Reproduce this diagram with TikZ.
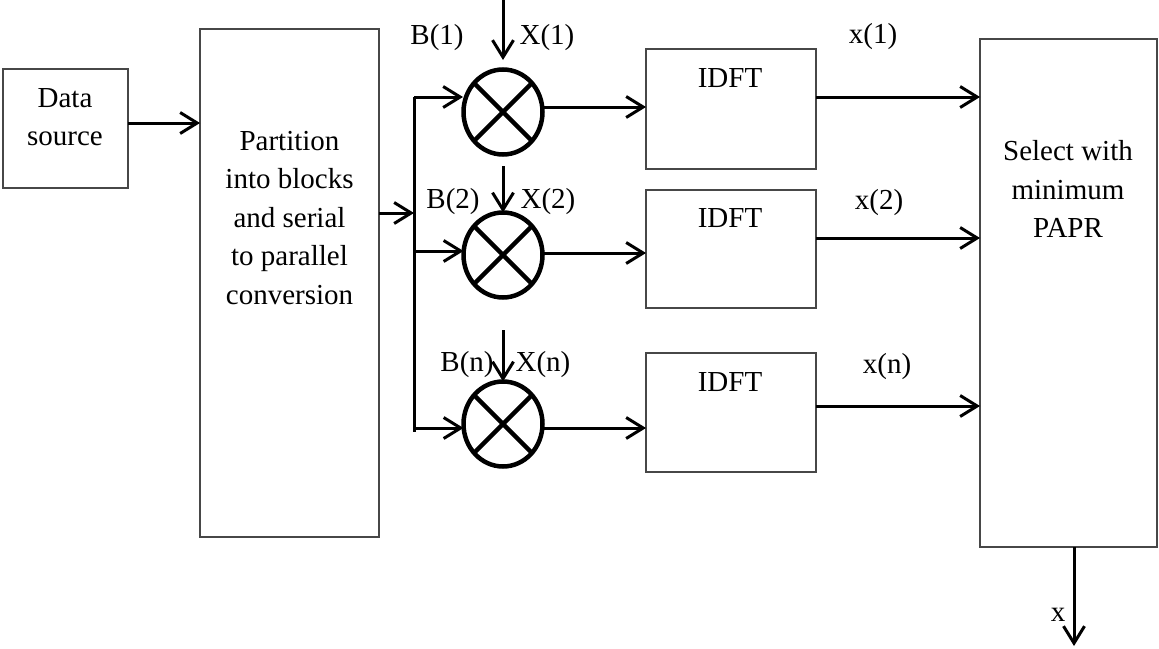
\documentclass[tikz,border=0pt]{standalone}
\usepackage{fontspec}
\setmainfont{Liberation Serif}
\usetikzlibrary{arrows.meta,shapes.geometric,calc}
\begin{document}
\begin{tikzpicture}[x=1pt,y=-1pt,
  box/.style={draw=black!72, line width=2pt, inner sep=0pt, outer sep=0pt},
  txt/.style={font=\fontsize{29}{38.5}\selectfont, align=center, inner sep=0pt},
  arr/.style={line width=3pt, -{Straight Barb[length=17pt,width=21pt]}},
  ln/.style={line width=3pt},
  mult/.style={draw, ellipse, line width=4.5pt, minimum width=79pt, minimum height=85pt, inner sep=0pt, outer sep=0pt},
  cross/.style={line width=4.5pt}]
\useasboundingbox (0,0) rectangle (1159,648);

% boxes
\node[box, minimum width=125pt, minimum height=119pt] (ds) at (65.5,128.5) {};
\node[txt] (dst) at (65,117) {Data\\source};
\node[box, minimum width=179pt, minimum height=508pt] (part) at (289.5,283) {};
\node[txt] (partt) at (289.5,218) {Partition\\into blocks\\and serial\\to parallel\\conversion};
\node[box, minimum width=170pt, minimum height=120pt] (f1) at (731,109) {};
\node[box, minimum width=170pt, minimum height=118pt] (f2) at (731,249) {};
\node[box, minimum width=170pt, minimum height=119pt] (f3) at (731,412.5) {};
\node[txt] (f1t) at (730,78) {IDFT};
\node[txt] (f2t) at (730,218) {IDFT};
\node[txt] (f3t) at (730,382) {IDFT};
\node[box, minimum width=177pt, minimum height=508pt] (sel) at (1068.5,293) {};
\node[txt] (selt) at (1068,189) {Select with\\minimum\\PAPR};

% multipliers
\node[mult] (m1) at (503,112) {};
\node[mult] (m2) at (503,255) {};
\node[mult] (m3) at (503,424) {};
\foreach \m in {m1,m2,m3}{
  \draw[cross] (\m.45) -- (\m.225);
  \draw[cross] (\m.135) -- (\m.315);
}

% data source to partition
\draw[arr] (ds.east |- 0,123) -- (part.west |- 0,123);

% bus
\coordinate (b1) at (414,97);
\coordinate (b2) at (414,251);
\coordinate (b3) at (414,428);
\coordinate (bend) at (414,432);
\draw[ln] (b1) -- (bend);
\draw[arr] (part.east |- 0,213) -- (414,213);
\draw[arr] (b1) -- (463,97);
\draw[arr] (b2) -- (m2.west |- b2);
\draw[arr] (b3) -- (m3.west |- b3);

% X inputs
\coordinate (x1s) at (503,0);
\coordinate (x2s) at (503,166);
\coordinate (x3s) at (503,330);
\draw[arr] (x1s) -- (503,60);
\draw[arr] (x2s) -- (m2.north);
\draw[arr] (x3s) -- (m3.north);

% multipliers to IDFT
\draw[arr] ($(m1.east)+(0,-5)$) -- (f1.west |- 0,107);
\draw[arr] ($(m2.east)+(0,-2)$) -- (f2.west |- 0,253);
\draw[arr] (m3.east |- 0,428) -- (f3.west |- 0,428);

% IDFT to select
\draw[arr] (f1.east |- 0,97) -- (sel.west |- 0,97);
\draw[arr] (f2.east |- 0,238) -- (sel.west |- 0,238);
\draw[arr] (f3.east |- 0,406) -- (sel.west |- 0,406);

% output
\coordinate (out) at (1074,646);
\draw[arr] (sel.south -| out) -- (out);

% labels
\node[txt] (lb1) at (437,38) {B(1)};
\node[txt] (lx1) at (547,38) {X(1)};
\node[txt] (lb2) at (453,202) {B(2)};
\node[txt] (lx2) at (548,202) {X(2)};
\node[txt] (lb3) at (467,365) {B(n)};
\node[txt] (lx3) at (543,365) {X(n)};
\node[txt] (ly1) at (873,37) {x(1)};
\node[txt] (ly2) at (879,203) {x(2)};
\node[txt] (ly3) at (887,367) {x(n)};
\node[txt] (lx) at (1058,615) {x};
\end{tikzpicture}
\end{document}
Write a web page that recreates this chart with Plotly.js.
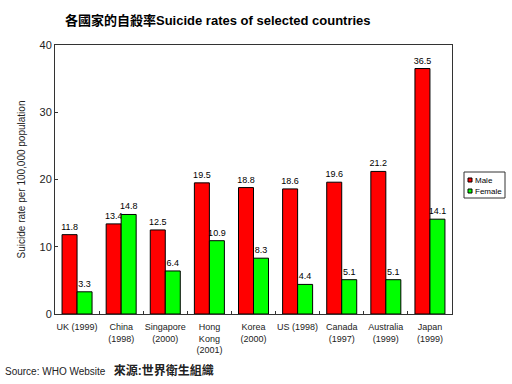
....
### DIRECTIONS
Exactly as written, repeat the lines from the beginning of the entries up to and including the line with "(0,0) rectangle (1159,648);", but not the pictures.

### FULL OUTPUT
Reproduce this diagram with TikZ.
\documentclass[tikz,border=0pt]{standalone}
\usepackage{fontspec}
\setmainfont{Liberation Serif}
\usetikzlibrary{arrows.meta,shapes.geometric,calc}
\begin{document}
\begin{tikzpicture}[x=1pt,y=-1pt,
  box/.style={draw=black!72, line width=2pt, inner sep=0pt, outer sep=0pt},
  txt/.style={font=\fontsize{29}{38.5}\selectfont, align=center, inner sep=0pt},
  arr/.style={line width=3pt, -{Straight Barb[length=17pt,width=21pt]}},
  ln/.style={line width=3pt},
  mult/.style={draw, ellipse, line width=4.5pt, minimum width=79pt, minimum height=85pt, inner sep=0pt, outer sep=0pt},
  cross/.style={line width=4.5pt}]
\useasboundingbox (0,0) rectangle (1159,648);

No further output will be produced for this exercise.